| Exercise instructions |
Skip all pictures. Write out the data below from its first line through the line that contains "menge_2024 = [2.0, 10.5, 25.3, 9.5, 1.2, 9.6]".

| Data section |
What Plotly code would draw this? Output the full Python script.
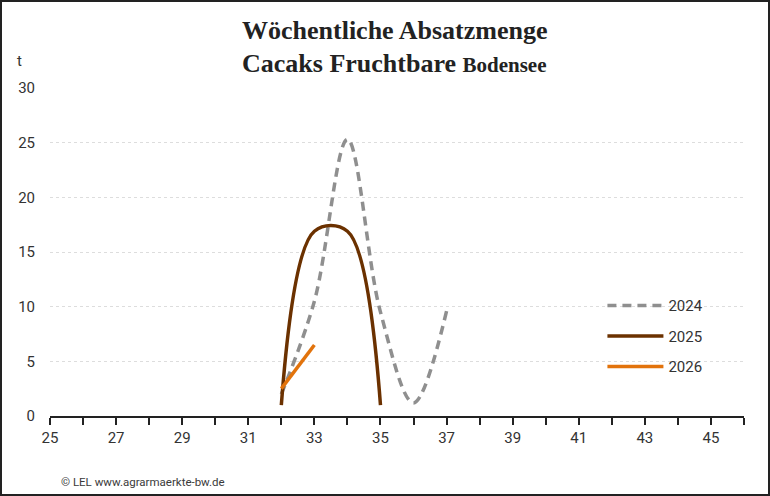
import plotly.graph_objects as go

# Kalenderwochen und Absatzmengen (t)
wochen_2024 = [32, 33, 34, 35, 36, 37]
menge_2024 = [2.0, 10.5, 25.3, 9.5, 1.2, 9.6]

wochen_2025 = [32, 33, 34, 35]
menge_2025 = [1.0, 16.9, 16.9, 1.0]

wochen_2026 = [32, 33]
menge_2026 = [2.5, 6.5]

x_ticks = list(range(25, 47))
x_labels = [str(w) if w % 2 == 1 else "" for w in x_ticks]

fig = go.Figure()

fig.add_trace(go.Scatter(x=wochen_2024, y=menge_2024, name="2024", mode="lines",
                         line=dict(color="#8f8f8f", width=3.5, dash="9px,6px",
                                   shape="spline", smoothing=1),
                         legendgroup="a"))
fig.add_trace(go.Scatter(x=wochen_2025, y=menge_2025, name="2025", mode="lines",
                         line=dict(color="#6b3100", width=3.5, shape="spline", smoothing=1),
                         legendgroup="b"))
fig.add_trace(go.Scatter(x=wochen_2026, y=menge_2026, name="2026", mode="lines",
                         line=dict(color="#e2730c", width=3.5, shape="spline"),
                         legendgroup="c"))

fig.update_layout(
    width=770, height=496,
    margin=dict(l=50, r=26, t=88, b=80),
    paper_bgcolor="white",
    plot_bgcolor="white",
    font=dict(family="Roboto", size=15, color="#333333"),
    showlegend=True,
    legend=dict(x=0.796, y=0.243, xanchor="left", yanchor="middle",
                traceorder="grouped", tracegroupgap=8, itemwidth=56,
                font=dict(size=15, color="#333333"), bgcolor="rgba(0,0,0,0)"),
    xaxis=dict(range=[25, 46], tickmode="array", tickvals=x_ticks, ticktext=x_labels,
               showgrid=False, zeroline=False, showline=True, linecolor="#222222", linewidth=2,
               ticks="outside", ticklen=7, tickwidth=2, tickcolor="#222222", fixedrange=True),
    yaxis=dict(range=[0, 30], dtick=5, showgrid=True, gridcolor="#dddddd", griddash="dot",
               gridwidth=1, zeroline=False, showline=False, ticks="", ticklabelstandoff=14,
               fixedrange=True),
)

# Titel (zwei Zeilen)
titel_font = dict(family="Liberation Serif", size=26, color="#222222")
fig.add_annotation(text="<b>Wöchentliche Absatzmenge</b>", xref="paper", yref="paper",
                   x=0.4957, y=(416 - 30) / 328, yanchor="middle", showarrow=False, font=titel_font)
fig.add_annotation(text="<b>Cacaks Fruchtbare <span style='font-size:21px'>Bodensee</span></b>",
                   xref="paper", yref="paper", x=0.4957, y=(416 - 64) / 328, yanchor="middle",
                   showarrow=False, font=titel_font)

# Einheit
fig.add_annotation(text="t", xref="paper", yref="paper", x=-0.05, y=1.115,
                   showarrow=False, font=dict(size=15, color="#333333"))

# Quelle
fig.add_annotation(text="© LEL www.agrarmaerkte-bw.de", xref="paper", yref="paper",
                   x=(59 - 50) / 694, y=(416 - 482) / 328, xanchor="left", yanchor="middle",
                   showarrow=False, font=dict(size=11.5, color="#3a3a3a"))

# Rahmen um die ganze Grafik
fig.add_shape(type="rect", xref="paper", yref="paper",
              x0=(1 - 50) / 694, x1=(769 - 50) / 694, y0=(416 - 495) / 328, y1=(416 - 1) / 328,
              line=dict(color="#222222", width=2))

fig.write_html("out.html", config={"displayModeBar": False},
               post_script="document.body.style.margin='0';")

| Task answer |
What Plotly code would draw this? Output the full Python script.
import plotly.graph_objects as go

# Kalenderwochen und Absatzmengen (t)
wochen_2024 = [32, 33, 34, 35, 36, 37]
menge_2024 = [2.0, 10.5, 25.3, 9.5, 1.2, 9.6]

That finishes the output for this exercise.